Chama performance is shown in Figure 7 (b). First, we note some apparent anomalies, which we attribute to system noise in spite of the dedicated environment. Further, the SVAF strategy is again more effective than BSPMA (excepting what appears to be an anomaly at 8,192 cores). Piz Daint results, illustrated in Figure 7 (c), again show SVAF outperforming BSPMA, and perhaps hinting at better scaling with increasing core counts. Effective process mapping was used for each of the results shown. The Aries CE ("collective engine") provides special support for reduction and barrier operations, here demonstrated to provide a critical service.
V. SUMMARY
Expected architecture changes, driven by energy consumption and other constraints, compelled us to revisit some traditional and well-accepted strategies for sharing inter-process boundary data in PDEbased application programs. Herein we demonstrated an alternative to the ubiquitous BSPMA. Designed to exploit the capabilities of expected future architectures, the SVAF method provides a more natural coding style (data is sent as soon as it changes, maintaining stronger data coherence across the parallel processes), better use of available memory and bandwidth, and better scaling characteristics at high processor counts. Adding this strategy to CTH will require significant modification, so it is thus far untested in a full application. However, miniGhost has been demonstrated to represent CTH boundary exchange characteristics [6] . Its also worth noting that programming convenience has led some application developers (including those for CTH) to include the halo data for each variable in each exchange, often data is included that has not been modified. The SVAF strategy would eliminate this unnecessary data movement as the exchange is directly associated with the computation.

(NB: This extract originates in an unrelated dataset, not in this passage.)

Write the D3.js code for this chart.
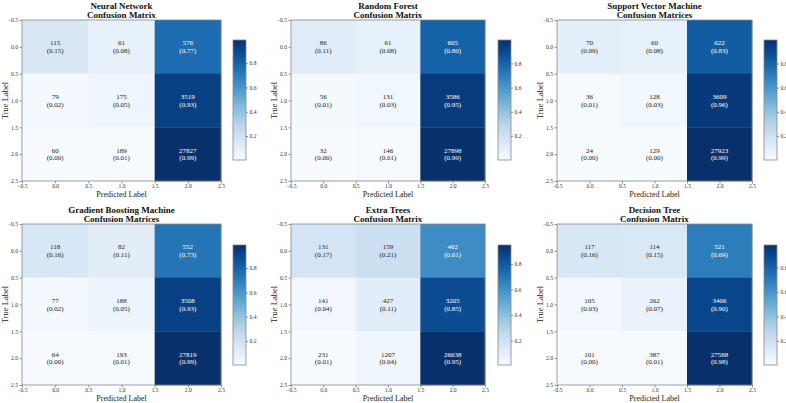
<!DOCTYPE html>
<html>
<head>
<meta charset="utf-8">
<script src="https://cdn.jsdelivr.net/npm/d3@7"></script>
<style>
  body { margin: 0; background: #fff; }
  svg text { font-family: "Liberation Serif", "DejaVu Serif", serif; }
</style>
</head>
<body>
<div id="chart"></div>
<script>
// --- data ---
const models = [
  ["Neural Network", "Confusion Matrix"],
  ["Random Forest", "Confusion Matrix"],
  ["Support Vector Machine", "Confusion Matrices"],
  ["Gradient Boosting Machine", "Confusion Matrices"],
  ["Extra Trees", "Confusion Matrix"],
  ["Decision Tree", "Confusion Matrix"]
];
const nnCounts  = [[115, 61, 576], [79, 175, 3519], [60, 189, 27827]];
const rfCounts  = [[86, 61, 605], [56, 131, 3586], [32, 146, 27898]];
const svmCounts = [[70, 60, 622], [36, 128, 3609], [24, 129, 27923]];
const gbmCounts = [[118, 82, 552], [77, 188, 3508], [64, 193, 27819]];
const etCounts  = [[131, 159, 462], [141, 427, 3205], [231, 1207, 26638]];
const dtCounts  = [[117, 114, 521], [105, 262, 3406], [101, 387, 27588]];
const allCounts = [nnCounts, rfCounts, svmCounts, gbmCounts, etCounts, dtCounts];
const axisTicks = [-0.5, 0.0, 0.5, 1.0, 1.5, 2.0, 2.5];
const cbarTicks = [0.2, 0.4, 0.6, 0.8];

const W = 786, H = 403;
const svg = d3.select("#chart").append("svg").attr("width", W).attr("height", H);

// panel geometry (per column / row)
const colX0 = [22, 291, 557], colX1 = [221, 485, 752], cbX = [233, 498, 764];
const rowY0 = [20, 224], rowY1 = [181, 385], cbY0 = [40, 245], cbY1 = [160, 365];
const spine = "#888";

allCounts.forEach((counts, k) => {
  const c = k % 3, r = Math.floor(k / 3);
  const x0 = colX0[c], x1 = colX1[c], y0 = rowY0[r], y1 = rowY1[r];

  // row-normalised matrix
  const norm = counts.map(row => { const s = d3.sum(row); return row.map(v => v / s); });
  const flat = norm.flat();
  const vmin = d3.min(flat), vmax = d3.max(flat);
  const color = d3.scaleSequential(d3.interpolateBlues).domain([vmin, vmax]);

  const x = d3.scaleLinear().domain([-0.5, 2.5]).range([x0, x1]);
  const y = d3.scaleLinear().domain([-0.5, 2.5]).range([y0, y1]);

  const g = svg.append("g");

  // cells
  const cells = [];
  counts.forEach((row, i) => row.forEach((v, j) => cells.push({ i, j, v, p: norm[i][j] })));
  g.selectAll("rect.cell").data(cells).enter().append("rect")
    .attr("x", d => x(d.j - 0.5)).attr("y", d => y(d.i - 0.5))
    .attr("width", x(1) - x(0) + 0.3).attr("height", y(1) - y(0) + 0.3)
    .attr("fill", d => color(d.p));

  const txt = g.selectAll("text.cell").data(cells).enter().append("text")
    .attr("text-anchor", "middle")
    .attr("font-size", "7px")
    .attr("fill", d => d.p > vmax / 2 ? "#fff" : "#222");
  txt.append("tspan").attr("x", d => x(d.j)).attr("y", d => y(d.i) - 1.5).text(d => d.v);
  txt.append("tspan").attr("x", d => x(d.j)).attr("y", d => y(d.i) + 6.2)
    .text(d => "(" + d.p.toFixed(2) + ")");

  // axes
  const fmt = d3.format(".1f");
  const ax = g.append("g").attr("transform", `translate(0,${y1})`)
    .call(d3.axisBottom(x).tickValues(axisTicks).tickFormat(fmt).tickSize(2.5).tickPadding(1));
  const ay = g.append("g").attr("transform", `translate(${x0},0)`)
    .call(d3.axisLeft(y).tickValues(axisTicks).tickFormat(fmt).tickSize(2.5).tickPadding(1.5));
  [ax, ay].forEach(a => {
    a.select(".domain").remove();
    a.selectAll("line").attr("stroke", "#444").attr("stroke-width", 0.6);
    a.selectAll("text").attr("font-size", "5.6px").attr("fill", "#333")
      .attr("font-family", "Liberation Serif, serif");
  });
  g.append("rect").attr("x", x0).attr("y", y0).attr("width", x1 - x0).attr("height", y1 - y0)
    .attr("fill", "none").attr("stroke", spine).attr("stroke-width", 0.8);

  // labels
  g.append("text").attr("x", (x0 + x1) / 2).attr("y", y1 + 16).attr("text-anchor", "middle")
    .attr("font-size", "8px").attr("fill", "#222").text("Predicted Label");
  g.append("text").attr("transform", `translate(${x0 - 14},${(y0 + y1) / 2}) rotate(-90)`)
    .attr("text-anchor", "middle").attr("font-size", "8.5px").attr("fill", "#222").text("True Label");

  // title
  const tt = g.append("text").attr("text-anchor", "middle").attr("font-size", "9px")
    .attr("font-weight", "bold").attr("fill", "#111");
  tt.append("tspan").attr("x", (x0 + x1) / 2).attr("y", y0 - 11).text(models[k][0]);
  tt.append("tspan").attr("x", (x0 + x1) / 2).attr("y", y0 - 2.4).text(models[k][1]);

  // colorbar
  const cb0 = cbY0[r], cb1 = cbY1[r], cx = cbX[c], cw = 13;
  const cy = d3.scaleLinear().domain([vmin, vmax]).range([cb1, cb0]);
  const gradId = "grad" + k;
  const grad = svg.append("defs").append("linearGradient").attr("id", gradId)
    .attr("x1", 0).attr("y1", 1).attr("x2", 0).attr("y2", 0);
  d3.range(0, 1.0001, 0.05).forEach(t => {
    grad.append("stop").attr("offset", t).attr("stop-color", d3.interpolateBlues(t));
  });
  g.append("rect").attr("x", cx).attr("y", cb0).attr("width", cw).attr("height", cb1 - cb0)
    .attr("fill", `url(#${gradId})`).attr("stroke", spine).attr("stroke-width", 0.8);
  const ac = g.append("g").attr("transform", `translate(${cx + cw},0)`)
    .call(d3.axisRight(cy).tickValues(cbarTicks).tickFormat(fmt).tickSize(2).tickPadding(1.5));
  ac.select(".domain").remove();
  ac.selectAll("line").attr("stroke", "#444").attr("stroke-width", 0.6);
  ac.selectAll("text").attr("font-size", "5.6px").attr("fill", "#333")
    .attr("font-family", "Liberation Serif, serif");
});
</script>
</body>
</html>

We also continue to see that in spite of improved interconnect technologies, process placement based on specific communication patterns is essential to exploiting the capabilities of the architecture. Similar experiments on different architectures, including a 6-core based XE6 (Hopper at NERSC) as well as the host-device configuration of the Cray XK6, also show benefits of this work, to be presented in future publications. Experiments using OpenMP for on-node computation reduces the overall message traffic, but the resulting messages are larger and thus also cause contention that adversely impacts scaling performance.
Future work includes a miniGhost implementation designed to hide communication costs through explicit computational overlap strategies, using MPI functionality as well as Fortran co-arrays. More complex computations are being incorporated to represent a broader set of codes, including those based on AMR. Our work is also informing the development of a more general process mapping capability [11] , useful to a broader set of applications.